LONDON, June 9 -- Britain's Department of Energy and Climate Change Tuesday announced it had given a go-ahead to the plan to build the world's first tidal lagoon power plant at Swansea Bay in South Wales.
The decision is a major boost to China Harbor Engineering Company (CHEC), a state-owned enterprise, which was announced a few days ago as the successful bidder for a six-mile wall for the project.
It paves the way for the construction of the tidal lagoon with a capacity to produce 240MW of power, enough to supply electricity to more than 120,000 homes.
"We need more clean and home-grown sources of energy, which will help to reduce our reliance on foreign fossil fuels," Lord Bourne, parliamentary under secretary of state for the Department of Energy and Climate Change and the Wales Office, said on Tuesday.

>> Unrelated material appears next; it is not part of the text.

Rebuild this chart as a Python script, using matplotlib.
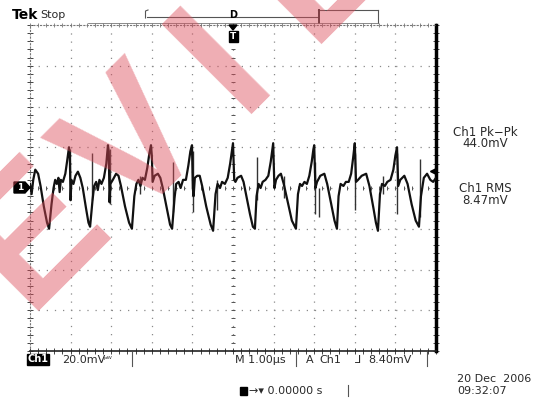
import matplotlib.pyplot as plt
from matplotlib.patches import Polygon, Rectangle

# trace: time in us, voltage in mV
t_us = [-5.00, -4.96, -4.92, -4.87, -4.80, -4.74, -4.66, -4.58, -4.53, -4.47, -4.42, -4.38, -4.34, -4.30, -4.27,
        -4.24, -4.19, -4.13, -4.08, -4.04, -4.02, -4.00, -3.98, -3.93, -3.88, -3.82, -3.76, -3.70, -3.62, -3.56,
        -3.52, -3.46, -3.42, -3.37, -3.33, -3.29, -3.24, -3.18, -3.12, -3.08, -3.06, -3.04, -3.02, -2.96, -2.88,
        -2.82, -2.76, -2.66, -2.56, -2.49, -2.43, -2.38, -2.33, -2.28, -2.23, -2.17, -2.11, -2.06, -2.02, -2.00,
        -1.98, -1.93, -1.85, -1.79, -1.73, -1.63, -1.55, -1.50, -1.44, -1.40, -1.34, -1.29, -1.23, -1.16, -1.10,
        -1.05, -1.01, -0.99, -0.97, -0.94, -0.88, -0.82, -0.76, -0.66, -0.55, -0.49, -0.43, -0.38, -0.32, -0.27,
        -0.20, -0.13, -0.07, -0.02, 0.00, 0.03, 0.06, 0.11, 0.20, 0.26, 0.32, 0.42, 0.49, 0.54, 0.58,
        0.63, 0.68, 0.73, 0.80, 0.87, 0.93, 0.97, 0.99, 1.02, 1.06, 1.12, 1.18, 1.25, 1.35, 1.45,
        1.55, 1.60, 1.65, 1.70, 1.76, 1.82, 1.88, 1.94, 1.98, 2.00, 2.03, 2.07, 2.15, 2.25, 2.32,
        2.42, 2.50, 2.56, 2.60, 2.65, 2.72, 2.78, 2.85, 2.91, 2.96, 3.00, 3.03, 3.08, 3.17, 3.28,
        3.36, 3.46, 3.52, 3.57, 3.62, 3.67, 3.74, 3.80, 3.88, 3.95, 4.00, 4.04, 4.07, 4.12, 4.22,
        4.30, 4.40, 4.50, 4.58, 4.63, 4.70, 4.78, 4.86, 4.93, 5.00]
v_mv = [2, -3, 4, 9, 7, 1, -9, -17, -20, -8, 0, 4, 2, 5, -2,
        4, 3, 7, 14, 20, 17, -6, 4, 2, 6, 8, 5, 0, -10, -17,
        -19, -6, 1, 3, -1, 4, 2, 5, 12, 21, 18, -7, 2, 4, 7,
        6, 1, -9, -17, -20, -4, 2, 4, 1, 5, 4, 10, 17, 21, 16,
        3, 6, 7, 5, 0, -10, -18, -20, -5, 2, 3, 0, 4, 4, 11,
        18, 21, 0, -4, 5, 6, 6, 1, -9, -18, -21, -3, 2, 0, 3,
        2, 5, 12, 19, 22, 4, 3, 5, 6, 3, -3, -13, -19, -20, -4,
        2, 0, 3, 4, 6, 13, 19, 22, 0, 4, 6, 7, 2, -7, -16,
        -20, -3, 2, 1, 3, 2, 6, 13, 19, 21, 0, 3, 6, 7, 2,
        -8, -16, -20, -4, 2, 1, 3, 3, 7, 15, 22, 3, 4, 6, 7,
        1, -10, -17, -21, -3, 2, 1, 3, 4, 9, 16, 20, 1, 4, 6,
        2, -8, -16, -19, -4, 5, 7, 4, 3, 5]

# short glitches (time, low, high)
spike_t = [-4.01, -3.48, -3.03, -2.30, -1.47, -0.99, -0.39, 0.59, 1.25, 2.02, 2.12, 3.00, 3.70, 4.04, 4.60]
spike_lo = [-6, -6, -8, -3, -12, -12, -11, -6, -5, -13, -14, -11, -3, -13, -14]
spike_hi = [19, 17, 19, 6, 13, 18, 4, 15, 6, 13, 0, 17, 6, 17, 14]

W, H = 535, 399
fig = plt.figure(figsize=(W / 100, H / 100), dpi=100)
fig.patch.set_facecolor('white')

# graticule box in pixels
gx0, gx1, gy0, gy1 = 30, 436, 25, 351
ax = fig.add_axes([gx0 / W, 1 - gy1 / H, (gx1 - gx0) / W, (gy1 - gy0) / H])
ax.set_xlim(-5, 5)
ax.set_ylim(-80, 80)
ax.set_xticks([])
ax.set_yticks([])

grid_c = '#8a8a8a'
for k in range(-4, 5):
    ax.axvline(k, color=grid_c, lw=0.9, ls=(0, (1, 5.5)), zorder=1)
for k in range(-3, 4):
    ax.axhline(k * 20, color=grid_c, lw=0.9, ls=(0, (1, 5.5)), zorder=1)

# minor ticks on centre lines and borders
minor_x = [i * 0.2 for i in range(-25, 26)]
minor_y = [i * 4 for i in range(-20, 21)]
ax.plot(minor_x, [0] * len(minor_x), ls='none', marker='|', ms=3, mew=0.7, color='#555555', zorder=2)
ax.plot([0] * len(minor_y), minor_y, ls='none', marker='_', ms=3, mew=0.7, color='#555555', zorder=2)
ax.plot(minor_x, [-80] * len(minor_x), ls='none', marker='|', ms=4, mew=0.7, color='#444444', zorder=2, clip_on=False)
ax.plot(minor_x, [80] * len(minor_x), ls='none', marker='|', ms=3, mew=0.6, color='#777777', zorder=2, clip_on=False)
ax.plot([-5] * len(minor_y), minor_y, ls='none', marker='_', ms=4, mew=0.7, color='#444444', zorder=2, clip_on=False)
ax.plot([5] * len(minor_y), minor_y, ls='none', marker='_', ms=4, mew=0.7, color='#444444', zorder=2, clip_on=False)

for s in ['top', 'left']:
    ax.spines[s].set_linestyle((0, (1, 2)))
    ax.spines[s].set_color('#777777')
    ax.spines[s].set_linewidth(0.8)
ax.spines['bottom'].set_color('#222222')
ax.spines['bottom'].set_linewidth(1.2)
ax.spines['right'].set_color('black')
ax.spines['right'].set_linewidth(2.5)

# waveform
ax.vlines(spike_t, spike_lo, spike_hi, color='#333333', lw=1.0, zorder=3)
ax.plot(t_us, v_mv, color='#111111', lw=1.6, zorder=4)

# trigger level arrow on the right edge
ax.plot([4.93], [8.4], marker='<', ms=4, color='black', clip_on=False, zorder=5)

fa = fig.add_axes([0, 0, 1, 1], facecolor='none')
fa.set_xlim(0, W)
fa.set_ylim(H, 0)
fa.axis('off')

txt = '#2a2a2a'
fa.text(12, 15, 'Tek', fontsize=10, fontweight='bold', color='black', va='center')
fa.text(40, 14.5, 'Stop', fontsize=8, color=txt, va='center')

# record view bar
fa.plot([147, 318], [16.5, 16.5], color='#555555', lw=0.8)
fa.plot([148, 145.5, 145.5], [10, 11, 18], color='#555555', lw=0.8)
fa.plot([318, 378], [10, 10], color='#555555', lw=0.8)
fa.plot([319, 319], [10, 23], color='#333333', lw=1.4)
fa.plot([378, 378], [10, 23], color='#555555', lw=0.8)
fa.plot([88, 378], [23, 23], color='#777777', lw=0.6)
fa.text(233, 15, 'D', fontsize=7, fontweight='bold', ha='center', va='center', color='black')

# trigger position marker
fa.add_patch(Polygon([[229, 25], [237, 25], [233, 30]], closed=True, color='black'))
fa.add_patch(Rectangle((228.5, 31), 9, 11, color='black'))
fa.text(233, 36.5, 'T', fontsize=6.5, fontweight='bold', color='white', ha='center', va='center')

# ground marker
fa.add_patch(Polygon([[14, 182], [25, 182], [30, 187.5], [25, 193], [14, 193]], closed=True, color='black'))
fa.text(20, 187.5, '1', fontsize=6.5, fontweight='bold', color='white', ha='center', va='center')

# measurement readouts
fa.text(485, 132, 'Ch1 Pk\u2212Pk', fontsize=8.5, color=txt, ha='center', va='center')
fa.text(485, 143.5, '44.0mV', fontsize=8.5, color=txt, ha='center', va='center')
fa.text(485, 188, 'Ch1 RMS', fontsize=8.5, color=txt, ha='center', va='center')
fa.text(485, 200, '8.47mV', fontsize=8.5, color=txt, ha='center', va='center')

# bottom status line
fa.add_patch(Rectangle((27, 354), 22, 11, color='black'))
fa.text(38, 359.5, 'Ch1', fontsize=7, fontweight='bold', color='white', ha='center', va='center')
fa.text(62, 360, '20.0mV', fontsize=8, color=txt, va='center')
fa.text(104, 359, '\u1d56\u1d42', fontsize=6, color=txt, va='center')
fa.plot([132, 132], [352, 366], color='#555555', lw=0.8)
fa.text(235, 360, 'M 1.00\u00b5s', fontsize=8, color=txt, va='center')
fa.plot([296, 296], [352, 366], color='#555555', lw=0.8)
fa.text(306, 360, 'A', fontsize=8, color=txt, va='center')
fa.text(319, 360, 'Ch1', fontsize=8, color=txt, va='center')
fa.text(355, 360, '\u2143', fontsize=8, color=txt, va='center')
fa.text(368, 360, '8.40mV', fontsize=8, color=txt, va='center')
fa.plot([427, 427], [352, 366], color='#555555', lw=0.8)

fa.add_patch(Rectangle((240, 387), 7, 8, color='black'))
fa.text(249, 391, '\u2192\u25be 0.00000 s', fontsize=8, color=txt, va='center')
fa.plot([348, 348], [385, 396], color='#555555', lw=0.8)
fa.text(457, 379, '20 Dec  2006', fontsize=8, color=txt, va='center')
fa.text(457, 391, '09:32:07', fontsize=8, color=txt, va='center')

# PREVIEW watermark, one letter at a time along a 45 degree baseline
wm = dict(fontsize=132, family='Liberation Sans', fontweight='bold', color='#dc4a58', alpha=0.45,
          rotation=45, rotation_mode='anchor', va='baseline', zorder=10, clip_on=True)
fa.text(-132, 470, 'P', ha='right', **wm)
fa.text(-10, 348, 'R', ha='right', **wm)
fa.text(27, 311, 'E', ha='left', **wm)
fa.text(172, 184, 'V', ha='center', **wm)
fa.text(258, 96, 'I', ha='center', **wm)
fa.text(310, 44, 'E', ha='left', **wm)
fa.text(414, -60, 'W', ha='left', **wm)

fig.savefig('out.png', dpi=100)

"Low carbon energy projects like the tidal lagoon in Swansea Bay could bring investment, support local jobs and help contribute to the Welsh economy and Swansea area", he added.
Mark Shorrock, chief executive of the company behind the Swansea Bay scheme, Tidal Lagoon Swansea Bay, said: "Wales led the way providing the fuel for the industrial revolution. We are now entering the era of the climate change revolution."
The Swansea Bay project is one of six lagoon programs proposed for Britain's west coast, four of which are in Wales and the other two are respectively in Somerset and Cumbria of England.
The lagoons are designed to capture incoming and outgoing tides behind giant sea walls and to use the weight of the water to power turbines generating electricity. The energy is captured by turbines from two incoming and two outgoing tides each day. It gives a predictable generating window averaging 14 hours a day.
The Swansea Bay lagoon will see the construction of a sea wall, stretching for more than 8 km and reaching more than 3 km out to sea. The aim is for the project to be generating power by 2022.